● SOURCE EXCERPT:
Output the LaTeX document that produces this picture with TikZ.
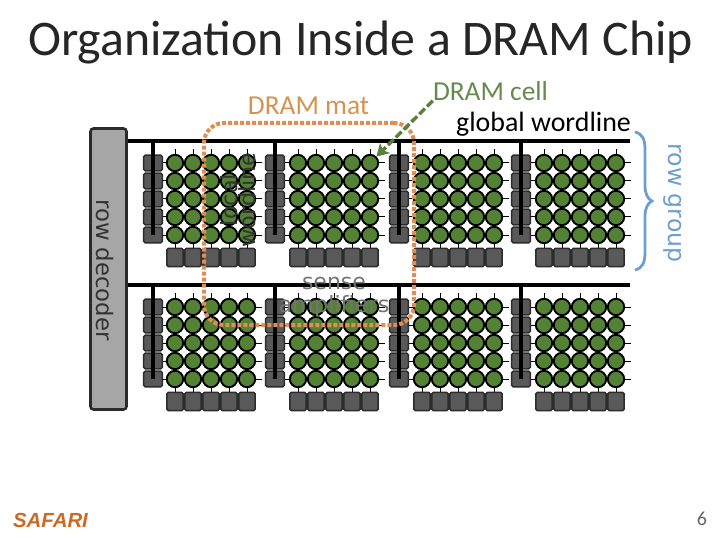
\documentclass[tikz,border=0pt]{standalone}
\usepackage{fontspec}
\setmainfont{Carlito}
\newfontfamily\djv{DejaVu Sans}
\newfontfamily\lib{Liberation Sans}
\usetikzlibrary{arrows.meta,backgrounds}
\definecolor{cellgreen}{HTML}{548235}
\definecolor{labelgreen}{HTML}{668A4E}
\definecolor{arrowgreen}{HTML}{5B7F3C}
\definecolor{matorange}{HTML}{DD8F55}
\definecolor{mattext}{HTML}{D69250}
\definecolor{groupblue}{HTML}{6C9FCF}
\definecolor{darkbox}{HTML}{595959}
\definecolor{edgebox}{HTML}{2B2B2B}
\definecolor{safari}{HTML}{CB6A22}
\tikzset{
  cellnode/.style={circle,draw=black,fill=cellgreen,line width=1.9pt,minimum size=16.4pt,inner sep=0pt},
  sidebox/.style={rectangle,rounded corners=1.5pt,draw=edgebox,fill=darkbox,line width=1.5pt,minimum width=18.6pt,minimum height=15.6pt,inner sep=0pt},
  sensebox/.style={rectangle,rounded corners=1.5pt,draw=edgebox,fill=darkbox,line width=1.5pt,minimum width=16.2pt,minimum height=18.4pt,inner sep=0pt},
  thinwire/.style={draw=black,line width=1pt},
  localwl/.style={draw=black,line width=4.5pt},
  globalwl/.style={draw=black,line width=4pt},
  greytext/.style={text=black!55,inner sep=0pt,align=center},
}
\begin{document}
\begin{tikzpicture}[x=1pt,y=-1pt]
\useasboundingbox (0,0) rectangle (720,540);
% title
\node[inner sep=0pt,text=black!85] (title) at (360.5,42) {\fontsize{49.8}{52}\selectfont Organization Inside a DRAM Chip};
% row decoder
\node[rectangle,rounded corners=3pt,draw=edgebox,fill=black!35,line width=2.6pt,minimum width=36pt,minimum height=281pt,inner sep=0pt] (rowdec) at (108.5,269) {};
\node[rotate=-90,inner sep=0pt,text=black!80] (rowdectext) at (105,270) {\djv\fontsize{22.8}{24}\selectfont row decoder};
\coordinate (gwlA) at (630,141);
\coordinate (gwlB) at (630,285);
% mats
\foreach \rw/\yo in {1/0,2/144}{
  \foreach \mt/\sx/\cx in {1/153/175,2/275/298,3/399/422,4/521/544}{
    \foreach \r in {1,...,5}{
      \node[sidebox] (s-\rw-\mt-\r) at (\sx,{145+18*\r+\yo}) {};
      \foreach \c in {1,...,5}{
        \node[cellnode] (c-\rw-\mt-\r-\c) at ({\cx+18*(\c-1)},{145+18*\r+\yo}) {};
      }
      \coordinate (re-\rw-\mt-\r) at ({\cx+72+15},{145+18*\r+\yo});
      \begin{scope}[on background layer]
        \draw[thinwire] (s-\rw-\mt-\r) -- (re-\rw-\mt-\r);
      \end{scope}
    }
    \foreach \c in {1,...,5}{
      \node[sensebox] (b-\rw-\mt-\c) at ({\cx+18*(\c-1)},{257.5+\yo}) {};
      \coordinate (ct-\rw-\mt-\c) at ({\cx+18*(\c-1)},{149+\yo});
      \begin{scope}[on background layer]
        \draw[thinwire] (ct-\rw-\mt-\c) -- (b-\rw-\mt-\c);
      \end{scope}
    }
  }
}
% global wordlines and local wordlines
\draw[globalwl] (rowdec.east |- gwlA) -- (gwlA);
\draw[globalwl] (rowdec.east |- gwlB) -- (gwlB);
\foreach \rw/\g in {1/gwlA,2/gwlB}{
  \foreach \mt in {1,2,3,4}{
    \draw[localwl] (s-\rw-\mt-1 |- \g) -- (s-\rw-\mt-5.center);
  }
}
% labels over the array
\node[rotate=90,text=black!80,inner sep=0pt,align=center,text width=104pt] (localtext) at (238,200) {\djv\fontsize{22.4}{19}\selectfont local\\[-1pt]wordline};
\node[greytext] (sensetext) at (334,283) {\djv\fontsize{22}{24}\selectfont sense};
\node[greytext] (amptext) at (334,306) {\djv\fontsize{22.4}{24}\selectfont amplifiers};
% mat outline
\node[rectangle,rounded corners=20pt,draw=matorange,line width=4pt,dash pattern=on 4pt off 2pt,minimum width=210pt,minimum height=202pt,inner sep=0pt] (mat) at (309,224) {};
\node[inner sep=0pt,text=mattext] (mattxt) at (308.5,106) {\fontsize{27.4}{29}\selectfont DRAM mat};
% cell label and arrow
\node[inner sep=0pt,text=labelgreen] (celltxt) at (490.5,91) {\fontsize{27.4}{29}\selectfont DRAM cell};
\draw[arrowgreen,line width=3.4pt,dash pattern=on 8pt off 3pt,-{Stealth[length=12pt,width=14pt,inset=3pt]}] (celltxt.south west) -- (c-1-2-1-5.north east);
% global wordline label
\node[inner sep=0pt,text=black] (gwltxt) at (543.5,124) {\fontsize{27.9}{29}\selectfont global wordline};
% row group brace
\draw[groupblue,line width=2.8pt] (635,132) .. controls (643,134) and (645,140) .. (645,150) -- (645,186) .. controls (645,194) and (648,199) .. (652,201) .. controls (648,203) and (645,208) .. (645,216) -- (645,252) .. controls (645,262) and (643,268) .. (635,270);
\node[rotate=-90,inner sep=0pt,text=groupblue] (grouptxt) at (673,203) {\djv\fontsize{23.6}{24}\selectfont row group};
% footer
\node[inner sep=0pt,text=safari] (safaritxt) at (50.5,520) {\lib\bfseries\itshape\fontsize{20.4}{21}\selectfont SAFARI};
\node[inner sep=0pt,text=black!60] (pagenum) at (702,519) {\fontsize{20}{22}\selectfont 6};
\end{tikzpicture}
\end{document}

● BRIEF: Give back the whole listing as it stands, minus its pictures.

● WRITTEN ANSWER:
Output the LaTeX document that produces this picture with TikZ.
\documentclass[tikz,border=0pt]{standalone}
\usepackage{fontspec}
\setmainfont{Carlito}
\newfontfamily\djv{DejaVu Sans}
\newfontfamily\lib{Liberation Sans}
\usetikzlibrary{arrows.meta,backgrounds}
\definecolor{cellgreen}{HTML}{548235}
\definecolor{labelgreen}{HTML}{668A4E}
\definecolor{arrowgreen}{HTML}{5B7F3C}
\definecolor{matorange}{HTML}{DD8F55}
\definecolor{mattext}{HTML}{D69250}
\definecolor{groupblue}{HTML}{6C9FCF}
\definecolor{darkbox}{HTML}{595959}
\definecolor{edgebox}{HTML}{2B2B2B}
\definecolor{safari}{HTML}{CB6A22}
\tikzset{
  cellnode/.style={circle,draw=black,fill=cellgreen,line width=1.9pt,minimum size=16.4pt,inner sep=0pt},
  sidebox/.style={rectangle,rounded corners=1.5pt,draw=edgebox,fill=darkbox,line width=1.5pt,minimum width=18.6pt,minimum height=15.6pt,inner sep=0pt},
  sensebox/.style={rectangle,rounded corners=1.5pt,draw=edgebox,fill=darkbox,line width=1.5pt,minimum width=16.2pt,minimum height=18.4pt,inner sep=0pt},
  thinwire/.style={draw=black,line width=1pt},
  localwl/.style={draw=black,line width=4.5pt},
  globalwl/.style={draw=black,line width=4pt},
  greytext/.style={text=black!55,inner sep=0pt,align=center},
}
\begin{document}
\begin{tikzpicture}[x=1pt,y=-1pt]
\useasboundingbox (0,0) rectangle (720,540);
% title
\node[inner sep=0pt,text=black!85] (title) at (360.5,42) {\fontsize{49.8}{52}\selectfont Organization Inside a DRAM Chip};
% row decoder
\node[rectangle,rounded corners=3pt,draw=edgebox,fill=black!35,line width=2.6pt,minimum width=36pt,minimum height=281pt,inner sep=0pt] (rowdec) at (108.5,269) {};
\node[rotate=-90,inner sep=0pt,text=black!80] (rowdectext) at (105,270) {\djv\fontsize{22.8}{24}\selectfont row decoder};
\coordinate (gwlA) at (630,141);
\coordinate (gwlB) at (630,285);
% mats
\foreach \rw/\yo in {1/0,2/144}{
  \foreach \mt/\sx/\cx in {1/153/175,2/275/298,3/399/422,4/521/544}{
    \foreach \r in {1,...,5}{
      \node[sidebox] (s-\rw-\mt-\r) at (\sx,{145+18*\r+\yo}) {};
      \foreach \c in {1,...,5}{
        \node[cellnode] (c-\rw-\mt-\r-\c) at ({\cx+18*(\c-1)},{145+18*\r+\yo}) {};
      }
      \coordinate (re-\rw-\mt-\r) at ({\cx+72+15},{145+18*\r+\yo});
      \begin{scope}[on background layer]
        \draw[thinwire] (s-\rw-\mt-\r) -- (re-\rw-\mt-\r);
      \end{scope}
    }
    \foreach \c in {1,...,5}{
      \node[sensebox] (b-\rw-\mt-\c) at ({\cx+18*(\c-1)},{257.5+\yo}) {};
      \coordinate (ct-\rw-\mt-\c) at ({\cx+18*(\c-1)},{149+\yo});
      \begin{scope}[on background layer]
        \draw[thinwire] (ct-\rw-\mt-\c) -- (b-\rw-\mt-\c);
      \end{scope}
    }
  }
}
% global wordlines and local wordlines
\draw[globalwl] (rowdec.east |- gwlA) -- (gwlA);
\draw[globalwl] (rowdec.east |- gwlB) -- (gwlB);
\foreach \rw/\g in {1/gwlA,2/gwlB}{
  \foreach \mt in {1,2,3,4}{
    \draw[localwl] (s-\rw-\mt-1 |- \g) -- (s-\rw-\mt-5.center);
  }
}
% labels over the array
\node[rotate=90,text=black!80,inner sep=0pt,align=center,text width=104pt] (localtext) at (238,200) {\djv\fontsize{22.4}{19}\selectfont local\\[-1pt]wordline};
\node[greytext] (sensetext) at (334,283) {\djv\fontsize{22}{24}\selectfont sense};
\node[greytext] (amptext) at (334,306) {\djv\fontsize{22.4}{24}\selectfont amplifiers};
% mat outline
\node[rectangle,rounded corners=20pt,draw=matorange,line width=4pt,dash pattern=on 4pt off 2pt,minimum width=210pt,minimum height=202pt,inner sep=0pt] (mat) at (309,224) {};
\node[inner sep=0pt,text=mattext] (mattxt) at (308.5,106) {\fontsize{27.4}{29}\selectfont DRAM mat};
% cell label and arrow
\node[inner sep=0pt,text=labelgreen] (celltxt) at (490.5,91) {\fontsize{27.4}{29}\selectfont DRAM cell};
\draw[arrowgreen,line width=3.4pt,dash pattern=on 8pt off 3pt,-{Stealth[length=12pt,width=14pt,inset=3pt]}] (celltxt.south west) -- (c-1-2-1-5.north east);
% global wordline label
\node[inner sep=0pt,text=black] (gwltxt) at (543.5,124) {\fontsize{27.9}{29}\selectfont global wordline};
% row group brace
\draw[groupblue,line width=2.8pt] (635,132) .. controls (643,134) and (645,140) .. (645,150) -- (645,186) .. controls (645,194) and (648,199) .. (652,201) .. controls (648,203) and (645,208) .. (645,216) -- (645,252) .. controls (645,262) and (643,268) .. (635,270);
\node[rotate=-90,inner sep=0pt,text=groupblue] (grouptxt) at (673,203) {\djv\fontsize{23.6}{24}\selectfont row group};
% footer
\node[inner sep=0pt,text=safari] (safaritxt) at (50.5,520) {\lib\bfseries\itshape\fontsize{20.4}{21}\selectfont SAFARI};
\node[inner sep=0pt,text=black!60] (pagenum) at (702,519) {\fontsize{20}{22}\selectfont 6};
\end{tikzpicture}
\end{document}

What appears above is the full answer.